Thursday, March 29, 2007

THE END OF THE ALPHABET by C.S. Richardson (2007)


My friend Pat loaned me her copy of this delectable first novel last night and I read it from cover to cover in one gulp, in spite of the fact that I picked it up at 10:45 at night and had to be at work by 7:30 this morning.

On or about his 50th birthday, Ambrose Zephyr is told by his matter-of-fact MD that he has an incurable disease which "would kill him within the month. Give or take a day." He and his wife Zappora embark on a tour of the alphabet in his remaining days. Some of their choices are nostalgic and others adventuresome: Amsterdam, Berlin, Chartres...Elba (then amended to Eiffel Tower in Paris), Florence, Giza...Istanbul...truncated MNOPQRSTU...Venice....originally Zanzibar and finally home with Zipper.

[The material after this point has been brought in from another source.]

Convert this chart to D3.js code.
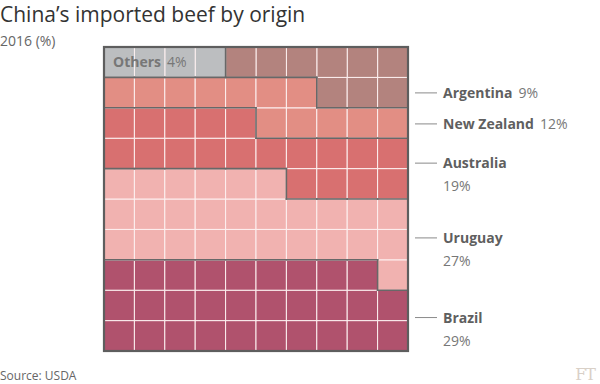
<!DOCTYPE html>
<html>
<head>
<meta charset="utf-8">
<script src="https://cdn.jsdelivr.net/npm/d3@7"></script>
<style>
	body { margin: 0; background: #fff; }
	svg { display: block; font-family: 'Open Sans', sans-serif; }
</style>
</head>
<body>
<div id="chart"></div>
<script>
// data, bottom of the waffle first
var countries = ['Brazil', 'Uruguay', 'Australia', 'New Zealand', 'Argentina', 'Others'];
var shares = [29, 27, 19, 12, 9, 4];
var colours = ['#b0526d', '#f1b2b0', '#d87070', '#e28e84', '#b3837e', '#bcbec0'];

var width = 600,
	height = 384,
	gridX = 104,
	gridY = 47,
	gridSize = 304,
	n = 10;

// where each side label sits, in grid rows
var labelRows = { 'Brazil': 8.9, 'Uruguay': 6.28, 'Australia': 3.82, 'New Zealand': 2.53, 'Argentina': 1.51 };

var svg = d3.select('#chart').append('svg')
	.attr('width', width)
	.attr('height', height);

var x = d3.scaleLinear().domain([0, n]).range([gridX, gridX + gridSize]);
var y = d3.scaleLinear().domain([0, n]).range([gridY, gridY + gridSize]);

// fill from the bottom row left to right, the top row right to left
var cells = [], k = 0;
countries.forEach(function(c, i) {
	for (var j = 0; j < shares[i]; j++, k++) {
		var row = n - 1 - Math.floor(k / n),
			col = row === 0 ? n - 1 - (k % n) : k % n;
		cells.push({ row: row, col: col, cat: i });
	}
});

var lookup = {};
cells.forEach(function(d) { lookup[d.row + '-' + d.col] = d.cat; });

svg.append('g').selectAll('rect')
	.data(cells)
	.enter()
	.append('rect')
	.attr('x', function(d) { return x(d.col); })
	.attr('y', function(d) { return y(d.row); })
	.attr('width', x(1) - x(0))
	.attr('height', y(1) - y(0))
	.attr('fill', function(d) { return colours[d.cat]; })
	.attr('stroke', '#fdf0f0')
	.attr('stroke-width', 1);

// dark edges between groups
var edges = [];
cells.forEach(function(d) {
	var right = lookup[d.row + '-' + (d.col + 1)],
		below = lookup[(d.row + 1) + '-' + d.col];
	if (right !== undefined && right !== d.cat) edges.push([d.col + 1, d.row, d.col + 1, d.row + 1]);
	if (below !== undefined && below !== d.cat) edges.push([d.col, d.row + 1, d.col + 1, d.row + 1]);
});

svg.append('g').selectAll('line')
	.data(edges)
	.enter()
	.append('line')
	.attr('x1', function(d) { return x(d[0]); })
	.attr('y1', function(d) { return y(d[1]); })
	.attr('x2', function(d) { return x(d[2]); })
	.attr('y2', function(d) { return y(d[3]); })
	.attr('stroke', '#686868')
	.attr('stroke-width', 1.6)
	.attr('stroke-linecap', 'square');

svg.append('rect')
	.attr('x', x(0))
	.attr('y', y(0))
	.attr('width', gridSize)
	.attr('height', gridSize)
	.attr('fill', 'none')
	.attr('stroke', '#5e5e5e')
	.attr('stroke-width', 2.2);

// side labels
countries.forEach(function(c, i) {
	if (!labelRows[c]) return;
	var ly = y(labelRows[c]),
		twoLines = shares[i] > 12,
		g = svg.append('g');

	g.append('line')
		.attr('x1', x(n) + 7)
		.attr('x2', x(n) + 29)
		.attr('y1', ly)
		.attr('y2', ly)
		.attr('stroke', '#8a8a8a')
		.attr('stroke-width', 1);

	var t = g.append('text')
		.attr('x', x(n) + 35)
		.attr('y', ly + 5)
		.attr('font-size', 14)
		.attr('fill', '#5f5f5f');
	t.append('tspan').attr('font-weight', 'bold').text(c);
	if (twoLines) {
		g.append('text')
			.attr('x', x(n) + 35)
			.attr('y', ly + 28)
			.attr('font-size', 14)
			.attr('fill', '#777')
			.text(shares[i] + '%');
	} else {
		t.append('tspan').attr('dx', 6).attr('fill', '#777').text(shares[i] + '%');
	}
});

// label inside the grid for the smallest group
var others = svg.append('text')
	.attr('x', x(0) + 9)
	.attr('y', y(0.5) + 5)
	.attr('font-size', 14)
	.attr('fill', '#777');
others.append('tspan').attr('font-weight', 'bold').text(countries[5]);
others.append('tspan').attr('dx', 6).text(shares[5] + '%');

svg.append('text')
	.attr('x', 0)
	.attr('y', 22)
	.attr('font-size', 21)
	.attr('fill', '#333')
	.text('China’s imported beef by origin');

svg.append('text')
	.attr('x', 0)
	.attr('y', 46)
	.attr('font-size', 14)
	.attr('fill', '#666')
	.text('2016 (%)');

svg.append('text')
	.attr('x', 0)
	.attr('y', 380)
	.attr('font-size', 12)
	.attr('fill', '#666')
	.text('Source: USDA');

svg.append('text')
	.attr('x', 595)
	.attr('y', 380)
	.attr('text-anchor', 'end')
	.attr('font-family', 'DejaVu Serif, serif')
	.attr('font-size', 16)
	.attr('fill', '#d9d0c7')
	.attr('letter-spacing', -1)
	.text('FT');
</script>
</body>
</html>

Richardson's writing is clean and his affinity for storytelling prescient. And, the cover design of an imitation Moleskin journal makes you feel like you're prying into someone's life--the true true thing. Where fiction transcends non-fiction in its ability to reveal emotional truth.

Read this beautiful billet-doux of a book.

C.S. Richardson is appearing with Ian McEwen in Toronto at the EnWave Theatre on Monday April 30th 2007.